Matthew Stafford and Calvin Johnson were just too good to stop, adding another two touchdowns to their mutual total. Besides Calvin, Stafford hit six other receivers at least once. The not-Calvin skill position triumvirate of Nate Burleson, Titus Young, and Jahvid Best combined for 18 catches, 246 yards, and a touchdown. Tony Scheffler had one catch—but it was a 36-yard touchdown grab.
None of this counts the 43-yard pass to Burleson or 24-yarder to Calvin Johnson (that would have put the Lions on the Chiefs' 1-yard-line) that were called back on penalties. Add in Best’s 57 yards and touchdown, and Keiland Williams’ 25 yards and touchdown, and you’ve got yourself one hell of an offensive explosion.
On defense? The Lions held the Chiefs to three points, 267 total yards, 18% third-down conversion percentage, forced six turnovers and eight penalties. The Lions are now #3 in the NFL in scoring defense, #2 in scoring offense, and #1 overall in points differential—by a long shot.
As I said in the Fireside Chat, the party didn’t get started right away. The Chiefs moved the ball on the ground well early, and the Lions struggled with a few just-out-of-reach passes and an inability to get two yards on the ground when they need it. But that can’t be the takeaway from this incredible win.

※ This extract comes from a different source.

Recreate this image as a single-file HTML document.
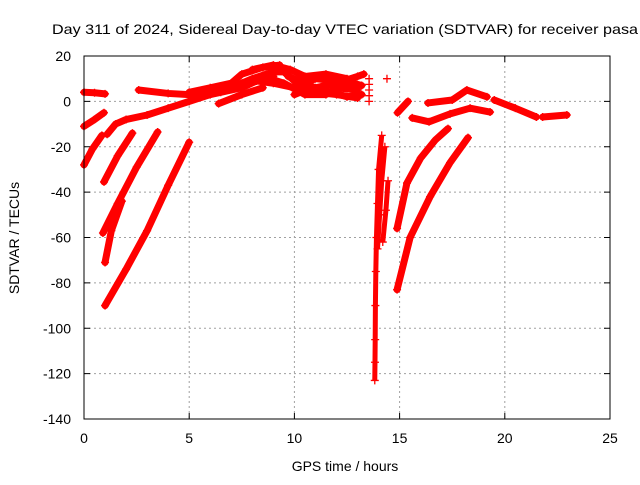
<!DOCTYPE html>
<html><head><meta charset="utf-8"><style>
body{margin:0;background:#fff}
svg text{font-family:"Liberation Sans",sans-serif;font-size:14px;fill:#000}
</style></head><body>
<svg id="chart" width="640" height="480" viewBox="0 0 640 480" xmlns="http://www.w3.org/2000/svg">
<text x="52" y="34" textLength="586" lengthAdjust="spacingAndGlyphs">Day 311 of 2024, Sidereal Day-to-day VTEC variation (SDTVAR) for receiver pasa</text>
<g id="grid"></g>
<g id="ticks"></g>
<g id="marks"></g>
<rect x="84" y="56" width="526" height="363" fill="none" stroke="#000" stroke-width="1"/>
<text x="345" y="471" text-anchor="middle">GPS time / hours</text>
<text transform="translate(19,238) rotate(-90)" text-anchor="middle">SDTVAR / TECUs</text>
</svg>
<script>
const xTicks=[0,5,10,15,20,25];
const yTicks=[20,0,-20,-40,-60,-80,-100,-120,-140];
// tracks: arrays of [hour, SDTVAR]
const trackA=[[0,4],[0.5,3.8],[1,3.3]];
const trackB=[[0,-11],[0.5,-8],[0.95,-5]];
const trackC=[[0,-28],[0.4,-21],[0.85,-15]];
const trackD=[[0.95,-35.5],[1.6,-24],[2.3,-14]];
const trackE=[[0.9,-58],[1.6,-45],[2.5,-29],[3.5,-13.5]];
const trackF=[[1.0,-71],[1.3,-57],[1.8,-44]];
const trackG=[[1.0,-90],[2,-74],[3,-57],[4,-37],[5,-18]];
const trackH=[[1.1,-14.5],[1.5,-10],[2,-8],[3,-6],[4,-3],[5,0],[6,3],[7,6],[8,9],[9,11]];
const trackI=[[2.6,5],[4,3.5],[5,3],[6,5],[7,6],[8,10],[9,13],[9.5,13],[10,9],[11,6],[12,8],[13,11],[13.3,12]];
const trackJ=[[5,4],[6,6],[7,8],[7.5,12],[8.5,15],[9.3,16]];
const trackK=[[7.5,8],[8.5,11],[9.5,8],[10.5,3],[11.5,3],[12,6],[13,5]];
const trackL=[[9.7,11],[10.5,8],[11,10],[12,9],[12.8,8],[13.2,7]];
const trackM=[[10,3],[10.8,6],[11.8,4],[12.5,2],[13.2,3]];
const trackN=[[6.4,-1],[7.5,3],[8.5,6]];
const trackV=[[5.5,2],[6.5,4],[7.5,6],[8.2,9],[9,8],[10,6],[11,4],[12,3],[13,1.5]];
const trackW=[[8,14],[9,16],[9.8,14],[10.5,11],[11.5,12],[12.5,10]];
const dip1=[[14.15,-15],[14.0,-30],[13.95,-45],[13.9,-60],[13.87,-75],[13.85,-90],[13.84,-105],[13.83,-115],[13.82,-123]];
const dip2=[[14.3,-20],[14.15,-35],[14.05,-50],[13.95,-65]];
const dip3=[[14.45,-35],[14.35,-48],[14.2,-62]];
const trackO=[[14.88,-56],[15.35,-36],[16,-25],[16.7,-17],[17.3,-12]];
const trackP=[[14.88,-83],[15.5,-60],[16.45,-42],[17.4,-27],[18.25,-16]];
const trackQ=[[14.9,-5],[15.4,0]];
const trackR=[[15.6,-7.3],[16.4,-9],[17.4,-5.5],[18.35,-3],[19.3,-4.7]];
const trackS=[[16.35,-0.7],[17.5,0.6],[18.2,5],[19.15,2]];
const trackT=[[19.5,0.6],[20.5,-3],[21.5,-6.9]];
const trackU=[[21.8,-6.9],[22.95,-6]];
const cluster1=[[13.55,0],[13.55,2.5],[13.55,5],[13.55,7.5],[13.55,10],[14.4,10]];
const tracks=[trackA,trackB,trackC,trackD,trackE,trackF,trackG,trackH,trackI,trackJ,trackK,trackL,trackM,trackN,trackV,trackW,trackO,trackP,trackQ,trackR,trackS,trackT,trackU];
const dips=[dip1,dip2,dip3];
const NS="http://www.w3.org/2000/svg";
const X=h=>84+h*526/25;
const Y=v=>56+(20-v)*363/160;
function mk(t,a,p){const e=document.createElementNS(NS,t);for(const k in a)e.setAttribute(k,a[k]);p.appendChild(e);return e;}
const grid=document.getElementById('grid'),ticks=document.getElementById('ticks'),marks=document.getElementById('marks');
xTicks.forEach(t=>{const x=X(t);
 if(t>0&&t<25){const l=mk('line',{x1:x,y1:56,x2:x,y2:419,stroke:'#a0a0a0','stroke-dasharray':'2,3'},grid);
 }
 mk('line',{x1:x,y1:419,x2:x,y2:413,stroke:'#000'},ticks);mk('line',{x1:x,y1:56,x2:x,y2:62,stroke:'#000'},ticks);
 const tx=mk('text',{x:x,y:443,'text-anchor':'middle'},ticks);tx.textContent=t;
 });
yTicks.forEach(t=>{const y=Y(t);
 if(t<20&&t>-140){const l=mk('line',{x1:84,y1:y,x2:610,y2:y,stroke:'#a0a0a0','stroke-dasharray':'2,3'},grid);
 }
 mk('line',{x1:84,y1:y,x2:90,y2:y,stroke:'#000'},ticks);mk('line',{x1:610,y1:y,x2:604,y2:y,stroke:'#000'},ticks);
 const tx=mk('text',{x:71,y:y+5,'text-anchor':'end'},ticks);tx.textContent=t;
 });
function plus(h,v){const x=X(h),y=Y(v);const p=mk('path',{d:`M${x-4},${y}h8M${x},${y-4}v8`,stroke:'#f00','stroke-width':1.3},marks);
 }
tracks.forEach(tr=>{const pl=mk('polyline',{points:tr.map(p=>X(p[0])+','+Y(p[1])).join(' '),fill:'none',stroke:'#f00','stroke-width':7,'stroke-linejoin':'round','stroke-linecap':'round'},marks);
 
 tr.forEach(p=>plus(p[0],p[1]));});
dips.forEach(tr=>{const pl=mk('polyline',{points:tr.map(p=>X(p[0])+','+Y(p[1])).join(' '),fill:'none',stroke:'#f00','stroke-width':5,'stroke-linejoin':'round'},marks);
 
 tr.forEach(p=>plus(p[0],p[1]));});
cluster1.forEach(p=>plus(p[0],p[1]));
</script>
</body></html>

The Lions’ offense is nothing short of spectacular, and when this defense plays with a lead, it’s not much less so. The much-maligned secondary played its tail off, and the Lions looked It’s true that the Chiefs are anything but stiff competition—but an honest-to-God blowout is a rare treat in today’s NFL. Let’s take this one at face value, shall we? Let’s bask in the national attention the Lions’ six- (kinda ten-) game win streak is getting. Let’s have another round of cider, and bask in the glow of the big blue bonfire.